The time has come to "consider" merging the tactical air forces of the Army, Navy, Air Force and Marine Corps, Rep. Jack Edwards (Ala.), ranking Republican on the House Appropriations subcommittee on defense, says.
The fact that a lawmaker such as Edwards is merely thinking about such an action, which he said in an interview is all he is doing, is bound to send tremors through the armed services. Some of the biggest interservice battles have been over who should do what in aviation.
"It's an example of the unthinkable that we have to think about," Edwards said about consolidating the military tactical air forces into one outfit. "Forces would be arrayed against the plan in great fashion," he said.
Edwards, who two years ago headed a successful congressional effort to make the services buy more aircraft spare parts, said he was puzzled why the Navy rather than the Army is developing an advanced vertical takeoff aircraft designated JVX.
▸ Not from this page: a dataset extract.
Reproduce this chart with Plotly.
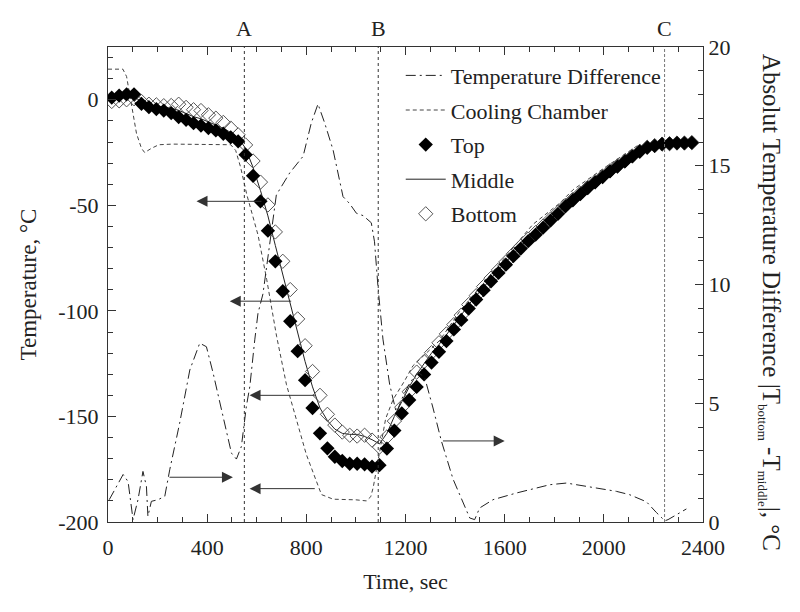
import plotly.graph_objects as go

# ---- Data ----
TIME = [15 + 30 * k for k in range(79)]

TOP = [1, 2, 2.6, 2.6, -1.9, -3.5, -4.4, -5.1, -6.3, -8.2,
       -9.5, -11.1, -12.2, -13.4, -14.5, -16.1, -17.8, -19.7, -26, -36,
       -48.1, -62, -76.5, -90.7, -104.9, -119.1, -132.8, -146, -158, -165.1,
       -169.1, -171.1, -172.4, -172.4, -172.7, -173.8, -173.1, -165.2, -156.7, -148.5,
       -142.2, -136, -130.1, -124.5, -119.4, -114.3, -108.8, -104.3, -98.9, -94.6,
       -90.2, -86, -82, -78.1, -74.1, -70.5, -67, -63.9, -60.6, -57.2,
       -54, -50.5, -47.6, -44.7, -41.8, -39.1, -36.6, -33.9, -31.6, -29.2,
       -26.8, -24.5, -22.6, -21.8, -21, -20.8, -20.5, -20.5, -20.3]

BOTTOM = [-0.8, -0.5, 0, 0.5, -0.8, -2.1, -2.4, -2.8, -2.7, -2.1,
          -3.6, -4.7, -5.1, -7.1, -8.7, -10.7, -13.4, -16.6, -21.4, -29,
          -39, -49.8, -62.6, -76.5, -89.9, -103.8, -116.5, -128.7, -140, -149,
          -154.1, -157.4, -158.9, -159.3, -158.9, -161.2, -164.5, -159.7, -152.2, -145.6,
          -138.3, -129, -124, -119.8, -115.1, -110.9, -106.5, -102, -97, -92.8,
          -88.5, -84.5, -80.6, -76.8, -73, -69.4, -66, -62.9, -59.8, -56.5,
          -53.4, -50, -47.2, -44.3, -41.5, -38.8, -36.3, -33.6, -31.3, -29,
          -26.6, -24.4, -22.5, -21.7, -21, -20.8, -20.5, -20.5, -20.3]

MIDDLE = [0, 0.5, 1, 1.5, -1, -2.5, -3, -3.5, -4, -5,
          -6.5, -8, -9, -10.5, -12, -13.5, -15.5, -18, -23, -32,
          -43, -55, -69, -83, -97, -111, -124, -136, -146, -152,
          -156, -158, -158.5, -158.5, -159.5, -161, -163, -158, -150, -143,
          -136, -130, -125, -120, -116, -111.5, -106.5, -102, -97, -92.8,
          -88.5, -84.5, -80.6, -76.8, -73, -69.4, -66, -62.9, -59.8, -56.5,
          -53.4, -50, -47.2, -44.3, -41.5, -38.8, -36.3, -33.6, -31.3, -29,
          -26.6, -24.4, -22.5, -21.7, -21, -20.8, -20.5, -20.5, -20.3]

CHAMBER_T = [0, 60, 75, 95, 115, 135, 148, 175, 205, 260, 350, 495, 515, 535, 560,
             585, 605, 640, 680, 720, 760, 800, 840, 861, 908, 1000, 1042, 1060, 1070,
             1085, 1100, 1120, 1150, 1197, 1230, 1338, 1420, 1526, 1620, 1714, 1822,
             1876, 2010, 2145]
CHAMBER_V = [14.5, 14.5, 11, -3, -16, -23, -25, -23, -21.3, -21, -21, -21.3, -24, -32, -45,
             -56, -64, -85, -112, -135, -152, -168, -180.5, -187, -189.2, -189.5, -190, -188, -183.5,
             -174, -163, -151, -142, -133, -126, -114, -100, -85, -72, -59, -49,
             -42.6, -31.6, -21]

DIFF_T = [5, 34, 61, 81, 101, 121, 141, 155, 161, 175, 202, 229, 249, 289, 330, 370,
          397, 424, 464, 498, 518, 538, 558, 572, 592, 605, 625, 679, 733, 787, 820, 847,
          874, 908, 948, 975, 1002, 1029, 1062, 1075, 1089, 1109, 1136, 1163, 1190, 1220,
          1250, 1277, 1311, 1345, 1392, 1439, 1459, 1479, 1499, 1553, 1647, 1782, 1849,
          1930, 2051, 2104, 2172, 2212, 2246, 2259, 2293, 2333]
DIFF_V = [0.94, 1.5, 2.0, 1.7, 0.1, 0.94, 2.13, 1.5, 0.24, 0.87, 0.94, 1.08, 2.2, 4.16, 6.4, 7.53,
          7.38, 6.27, 4.44, 2.9, 2.65, 3.18, 4.86, 5.7, 7.67, 8.79, 9.6, 13.77, 14.7, 15.4, 16.8, 17.6,
          16.8, 15.66, 13.7, 13.4, 13.0, 12.9, 12.6, 11.8, 9.9, 7.7, 5.8, 4.6, 5.3, 5.9,
          6.3, 6.1, 4.8, 3.4, 1.8, 0.66, 0.17, 0.1, 0.59, 0.94, 1.22, 1.57, 1.64,
          1.5, 1.29, 1.15, 0.85, 0.4, 0.05, 0.1, 0.3, 0.55]

X_TICKS = [0, 400, 800, 1200, 1600, 2000, 2400]
Y_TICKS = [-200, -150, -100, -50, 0]
Y_TICK_TEXT = ["-200", "-150", "-100", "-50", "0"]
Y2_TICKS = [0, 5, 10, 15, 20]

MARKS = {"A": 550, "B": 1090, "C": 2245}

FONT = "Liberation Serif"
FS = 22

fig = go.Figure()

fig.add_trace(go.Scatter(x=DIFF_T, y=DIFF_V, yaxis="y2", mode="lines",
                         name="Temperature Difference", legendgroup="g1", legendrank=1,
                         line=dict(color="#222222", width=1, dash="10px,4px,2px,4px")))
fig.add_trace(go.Scatter(x=CHAMBER_T, y=CHAMBER_V, mode="lines",
                         name="Cooling Chamber", legendgroup="g2", legendrank=2,
                         line=dict(color="#444444", width=1, dash="4px,3px")))
fig.add_trace(go.Scatter(x=TIME, y=MIDDLE, mode="lines",
                         name="Middle", legendgroup="g4", legendrank=4,
                         line=dict(color="#222222", width=1)))
fig.add_trace(go.Scatter(x=TIME, y=BOTTOM, mode="markers",
                         name="Bottom", legendgroup="g5", legendrank=5,
                         marker=dict(symbol="diamond-open", size=11, color="#555555",
                                     line=dict(width=1, color="#555555"))))
fig.add_trace(go.Scatter(x=TIME, y=TOP, mode="markers",
                         name="Top", legendgroup="g3", legendrank=3,
                         marker=dict(symbol="diamond", size=11, color="black")))

shapes = []
annotations = []
for lab, t in MARKS.items():
    shapes.append(dict(type="line", xref="x", yref="paper", x0=t, x1=t, y0=0, y1=1,
                       line=dict(color="#333333" if lab != "C" else "#777777", width=1,
                                 dash="dot" if lab != "C" else "3px,2px")))
    annotations.append(dict(x=t, y=1, xref="x", yref="paper", text=lab, showarrow=False,
                            yanchor="bottom", yshift=4, font=dict(family=FONT, size=FS, color="#222")))

# arrows: (head_t, tail_t, temperature level)
ARROWS = [(357, 625, -48.1), (491, 745, -95.4), (571, 840, -140), (571, 840, -184.2),
          (504, 242, -178.8), (1600, 1345, -161.6)]
for head, tail, lvl in ARROWS:
    annotations.append(dict(x=head, y=lvl, ax=tail, ay=lvl, xref="x", yref="y",
                            axref="x", ayref="y", showarrow=True, arrowhead=2,
                            arrowsize=2.2, arrowwidth=1, arrowcolor="#333333", text=""))

annotations.append(dict(x=1.113, y=0.463, xref="paper", yref="paper", showarrow=False,
                        textangle=90, xanchor="center", yanchor="middle",
                        text=("Absolut Temperature Difference |T"
                              "<sub><span style='font-size:13px'>bottom</span></sub> -T"
                              "<sub><span style='font-size:13px'>middle</span></sub>|, °C"),
                        font=dict(family=FONT, size=25, color="#222")))

axis_common = dict(showline=True, linecolor="#333333", linewidth=1, ticks="inside",
                   tickcolor="#333333", ticklen=8, showgrid=False, zeroline=False,
                   tickfont=dict(family=FONT, size=FS, color="#222"))

fig.update_layout(
    width=800, height=612,
    margin=dict(l=100, r=105, t=39, b=98),
    paper_bgcolor="white", plot_bgcolor="white",
    font=dict(family=FONT, size=FS, color="#222"),
    xaxis=dict(range=[0, 2400], tickvals=X_TICKS, mirror="ticks", ticklabelstandoff=6,
               minor=dict(dtick=100, ticks="inside", ticklen=5, tickcolor="#333333"),
               title=dict(text="Time, sec", font=dict(family=FONT, size=FS), standoff=14),
               **axis_common),
    yaxis=dict(range=[-200, 25], tickvals=Y_TICKS, ticktext=Y_TICK_TEXT, ticklabelstandoff=4,
               minor=dict(dtick=10, tick0=0, ticks="inside", ticklen=5, tickcolor="#333333"),
               title=dict(text="Temperature, °C", font=dict(family=FONT, size=23), standoff=15),
               **axis_common),
    yaxis2=dict(range=[0, 20], tickvals=Y2_TICKS, overlaying="y", side="right",
                minor=dict(dtick=1, ticks="inside", ticklen=5, tickcolor="#333333"),
                **axis_common),
    legend=dict(x=0.492, y=0.984, xanchor="left", yanchor="top", bgcolor="rgba(0,0,0,0)",
                font=dict(family=FONT, size=FS, color="#222"), tracegroupgap=3,
                itemwidth=40),
    shapes=shapes,
    annotations=annotations,
    showlegend=True,
)

fig.write_html("out.html")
"The Army clearly is the helicopter branch of the service," he said. "It seems strange to me that the Navy is the lead agency."
Edwards said Congress and the Pentagon must look for ways to save money through consolidation of duplicative activities, such as tactical air services, to lower the "bow wave" of military spending now building and due to crash over the country later in the decade.
The four services have ordered thousands of new weapons under President Reagan's rearmament program, and the biggest bills for these orders will fall due late in the 1980s.
If the Pentagon does not find a way to lower this bow wave, Edwards said, Congress will. "I guarantee you we'll make a mess of it. I just don't think that the administration can let us run loose with a bunch of cuts," he said.